Somehow these reflections ended up unpublished for nearly a year. 😮


I uncovered the essay when looking for something else in my Google Drive, and decided I might as well share now. Enjoy!


February 22, 2022

I can’t remember how I learned about this title, but I know I purchased it (from a brick and mortar bookstore no less) only a few days after it’s official publication date. Michael Schur’s television series, The Good Place, was one of my favorites of the past several years. So smart and funny, it was made for geeks like me. So when I saw that Schur had parlayed the philosophy knowledge he gained in writing for the show into a book How to be Perfec t: the Correct Answer to Every Moral Question, it immediately moved to the top of my TBR list.


I wasn’t disappointed. I devoured this book in a matter of days. I can’t remember the last time I laughed out loud at a book the way I did reading this one. (For example, in explaining how we are all born with some innate virtues, but then we hone those talents over time, Schur shares this: “Think of it this way: We sometimes talk of certain people being ‘born’ with certain qualities–she’s a ‘born leader,’ or he’s a ‘born bagpiper,’ or whatever. What we really mean is that the person seems to have a natural aptitude for leading or bagpiping, and we often say it in awe because that skill doesn’t come naturally to us. We’ve never even thought about trying to play the bagpipes, so whenever our friend Rob drags that floppy Dr. Seuss-looking contraption out of his closet and fires it up, we ascribe his talent to some internal, inaccessible setting that he seems to have magically had from birth. Then, when Rob gets a full ride to Ohio State on a bagpipe scholarship, we think, ‘Rob has fulfilled his destiny by capitalizing on his innate skill.’ And we also think, ‘Ohio State has a scholarship for bagpipers?’ And then we think, ‘What the hell is Rob going to do with that degree? How’s he going to make rent money–just, like, playing at Scottish funerals?” p. 25)


Schur walks us through the key lessons of a large selection of moral philosophers from Ancient to contemporary with chapters titled such useful questions as “Should I Punch My Friend in the Face for No Reason?” “Do I Have to Return My Shopping Cart to the Shopping Cart Rack Thingy? I Mean…It’s All the Way Over There,” and “We’ve Done Some Good Deeds, and Given a Bunch of Money to Charity, and We’re Generally Really Nice and Morally Upstanding People, So Can We Take Three of These Free Cheese Samples from the Free Cheese Sample Plate at the Supermarket Even Though It Clearly Says ‘One Per Customer’?”
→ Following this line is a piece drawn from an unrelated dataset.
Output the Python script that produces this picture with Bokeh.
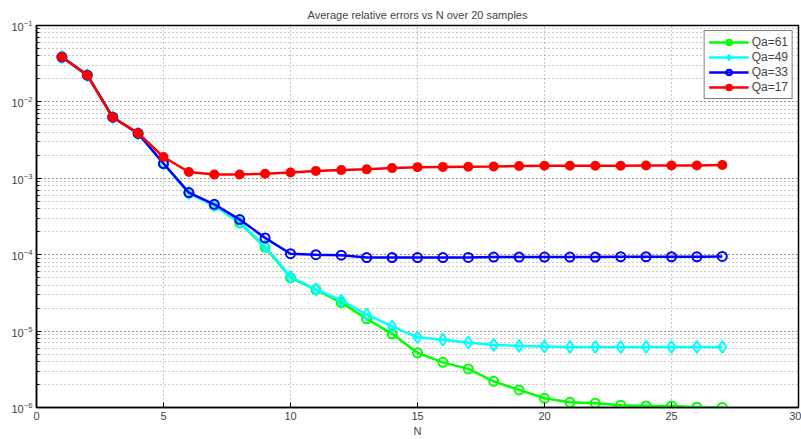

At the same time, he shares fascinating details about decisions he made about The Good Place and it’s characters, conversations he had with the other writers on The Office about how far to push the absurdity of their main character, and how he built his comedy chops on Saturday Night Live.


Honestly, I enjoyed every sentence of this book, but there were a few bits that I appreciated a little more deeply. One was when Schur takes quite a bit of ink to investigate how we should morally act when we realize that someone or something we love is not unambiguously good. For Schur the specific example is Woody Allen’s comedy. Schur tells a story about watching the film Sleeper while home sick from school as a 10-year-old kid and falling in love with the movie and the field of comedy. He attributes that movie with putting him on his path to becoming a comedy writer. He says it this way: “Woody Allen’s sense of humor isn’t just a thing I like–it’s part of my core identity.” (197)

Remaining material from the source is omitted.